Project in 1966, shares with the GPO in 1916, one great theme. Neither was possibly big enough to contain all those who subsequently claimed to have taken part in the action. It is a backhanded compliment, to the importance of the cultural combustion which the foundation of Project provided that it is, and has for decades now, been seen as an iconic moment.

A moment that marked change.

Because the cultural context of Project 50 years ago, was censorship. There was legal censorship of what might be read and there was and continued for a long time afterwards a societal censorship, of what might be said.

In taking over the Gate Theatre for three weeks and organising plays, music performances and an art exhibition that featured work by John Behan, Charles Cullen, Michael Kane and John Kelly, Project 67 challenged the prevailing conversation; it disrupted it.

Edna O’Brien was invited to address a meeting to protest at the censorship laws. She brought copies of her books, which were then banned in Ireland. Customs officers at Dublin Airport seized them. Actors, including Fionnuala Flanagan and T.P. McKenna, read extracts from O’Brien’s work to a packed gathering, highlighting the absurd situation whereby words that could be freely spoken in public could not be read in private. But within six months the censorship laws were liberalised while, in due course, Project 67 evolved into the Project Arts Centre. In 1974, Project settled here, in the former Dollard Printing Works at East Essex Street.

So Project in championing artists and art forms pushed out the boundaries of what an Irish audience could encounter. It was a shelter, a support and a space for experiences and conversations that were outside the norm. Project was a new normal, where difference in perspective was expected.

With financial assistance from the Arts Council, Project purchased this site and the early days saw names like Gabriel Byrne, Liam Neeson, U2, The Virgin Prunes and The Boomtown Rats, Nigel Rolfe’s performances, Gay Sweatshop etc etc.

What we take for granted now occurred because of a determined effort to push out boundaries and to bring people in. Our sensibility, was shaped and nurtured by Project.
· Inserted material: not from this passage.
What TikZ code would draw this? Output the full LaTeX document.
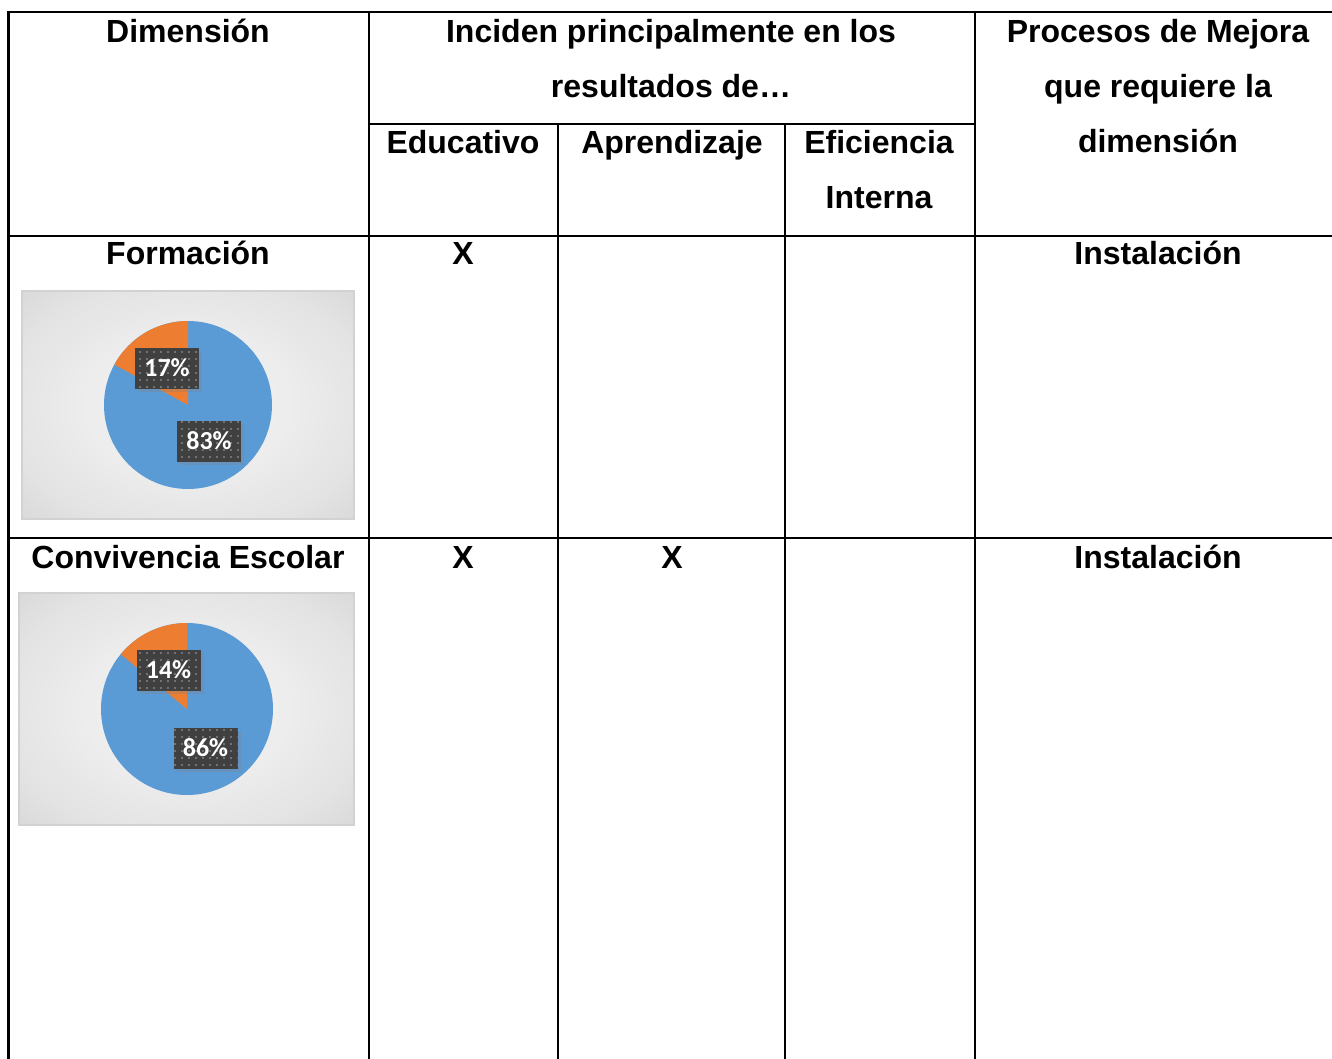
\documentclass[tikz,border=0pt]{standalone}
\usepackage{fontspec}
\setmainfont{Liberation Sans}
\newfontfamily\calfont{Carlito}
\usetikzlibrary{patterns.meta}
\usetikzlibrary{shadows}
\definecolor{pieblue}{HTML}{5B9BD5}
\definecolor{pieorange}{HTML}{ED7D31}
\definecolor{tagdark}{HTML}{404040}
\pgfdeclareradialshading{chartglow}{\pgfpoint{0bp}{0bp}}{%
  color(0bp)=(gray!11); color(15bp)=(gray!14); color(28bp)=(gray!22); color(40bp)=(gray!34); color(50bp)=(gray!46)}

\tikzset{
  txt/.style={font=\bfseries\fontsize{32}{36}\selectfont, anchor=base, inner sep=0},
  gridline/.style={black, line width=2},
  chartbox/.style={draw=gray!35, line width=1.5, shading=chartglow},
  tag/.style={fill=tagdark, text=white, font=\calfont\bfseries\fontsize{26}{26}\selectfont,
    minimum width=64, minimum height=41, inner sep=0,
    drop shadow={opacity=0.3, shadow xshift=3pt, shadow yshift=-3pt},
    postaction={pattern={Dots[distance=7pt, radius=0.9pt]}, pattern color=gray!70}},
}

\begin{document}
\begin{tikzpicture}[x=1pt, y=-1pt]
\useasboundingbox (0,0) rectangle (1332,1059);
\draw[gridline] (8,12) -- (1332,12);
\draw[gridline] (369,124) -- (975,124);
\draw[gridline] (8,236) -- (1332,236);
\draw[gridline] (8,538) -- (1332,538);
\draw[gridline, line width=3] (8,11) -- (8,1059);
\foreach \x in {369,975} \draw[gridline] (\x,11) -- (\x,1059);
\foreach \x in {558,785} \draw[gridline] (\x,124) -- (\x,1059);

\node[txt] (dim) at (188,43) {Dimensión};
\node[txt] (inc1) at (671,43) {Inciden principalmente en los};
\node[txt] (inc2) at (671,98) {resultados de…};
\node[txt] (proc1) at (1158,43) {Procesos de Mejora};
\node[txt] (proc2) at (1158,98) {que requiere la};
\node[txt] (proc3) at (1158,153) {dimensión};
\node[txt] (edu) at (463,154) {Educativo};
\node[txt] (apr) at (672,154) {Aprendizaje};
\node[txt] (efi1) at (879,154) {Eficiencia};
\node[txt] (efi2) at (879,209) {Interna};
\node[txt] (form) at (188,265) {Formación};
\node[txt] (x1) at (463,265) {X};
\node[txt] (ins1) at (1158,265) {Instalación};
\node[txt] (conv) at (188,568) {Convivencia Escolar};
\node[txt] (x2) at (463,568) {X};
\node[txt] (x3) at (672,568) {X};
\node[txt] (ins2) at (1158,568) {Instalación};

\shadedraw[chartbox] (22,291) rectangle (354,519);
\fill[pieblue] (188,405) circle[radius=84];
\fill[pieorange] (188,405) -- ++(-90:84) arc[start angle=-90, end angle=-151.2, radius=84] -- cycle;
\node[tag] (p17) at (167,368) {17\%};
\node[tag] (p83) at (209,441) {83\%};

\shadedraw[chartbox] (19,593) rectangle (354,825);
\fill[pieblue] (187,709) circle[radius=86];
\fill[pieorange] (187,709) -- ++(-90:86) arc[start angle=-90, end angle=-140.4, radius=86] -- cycle;
\node[tag] (p14) at (168.5,670) {14\%};
\node[tag] (p86) at (205.5,748) {86\%};
\end{tikzpicture}
\end{document}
The 1980s saw Project become home to Rough Magic , Olwen Fouéré and Roger Doyle formed Operating Theatre during this time.

In 1991 Project instigated a programme of redevelopment which culminated in the temporary closure of East Essex Street in 1998 and the sense of improvisation that marked Project was renewed in its temporary home as project@themint above a snooker club in Henry Place, Dublin 1. The first show there was Hit and Run by CoisCéim Dance Theatre.
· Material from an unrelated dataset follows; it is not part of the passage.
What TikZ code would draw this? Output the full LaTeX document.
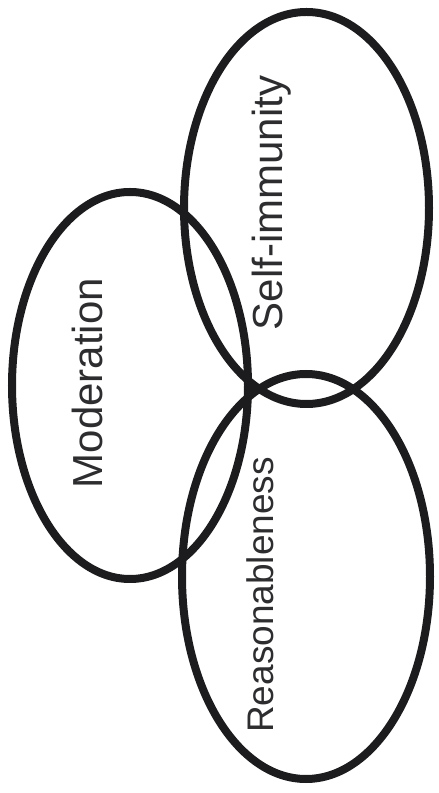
\documentclass[tikz,border=0pt]{standalone}
\usepackage{fontspec}
\setmainfont{Liberation Sans}
\usepackage{tikz}
\definecolor{inkline}{RGB}{28,28,30}
\definecolor{inktext}{RGB}{45,45,48}

\begin{document}
\begin{tikzpicture}[x=1pt, y=1pt,
      ring/.style={draw=inkline, line width=8pt},
      lbl/.style={rotate=90, anchor=base, inner sep=0pt, text=inktext},
      big/.style={font=\fontsize{42}{48}\selectfont},
      mid/.style={font=\fontsize{37}{44}\selectfont}]
    \useasboundingbox (0,0) rectangle (439,793);
    % the three rings
    \draw[ring] (130,407.5) ellipse [x radius=118, y radius=193.5];
    \draw[ring] (306.5,585) ellipse [x radius=122.5, y radius=196];
    \draw[ring] (306,216.5) ellipse [x radius=124, y radius=202.5];
    % labels
    \node[lbl, big] (mod) at (102,410) {Moderation};
    \node[lbl, big] (self) at (282,590) {Self-immunity};
    \node[lbl, mid] (reas) at (273,198) {Reasonableness};
  \end{tikzpicture}
\end{document}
Back in East Essex Street, the Project Arts Centre we know now was inaugurated by Somewhere Near Vada curated by Jaki Irvine under Valerie Connor’s as visual arts director. Paul Johnson’s Mandance performance of Without Hope or Fear was the first performance here. Different sensibilities, new forms of expression, invigorated art forms and the belief that artists could experiment without inhibition, characterised Project.

There are neither medals nor pensions for those who founded Project. This is not a home for art as monument. It is not a place of retrospection. It is a laboratory to find the antidote to what afflicts us now. Censorship may be gone off the statute books, but the requirement to challenge consensus, is more pressing than ever.

The commodification of the arts and culture is continuous, insidious censorship. Culture does not come as a package. It is not an aid to comfort or complacency. It is much more. Project in 1966, reacted to its time. On its first outing in the Gate Theatre, it metaphorically looked down O’Connell Street, where the parade had passed the year before, and announced a programme of public disorder. The disorder of patterns of thought, of what could be read and said. The disorder caused by innovation in art. That is the essence of Project.

It is by being on the edge of conversation, by being truly a resource for different art forms, a place where art can both astonish and rebuke us, that Project is best.

Thank you for fifty years of uncertainty and provocation.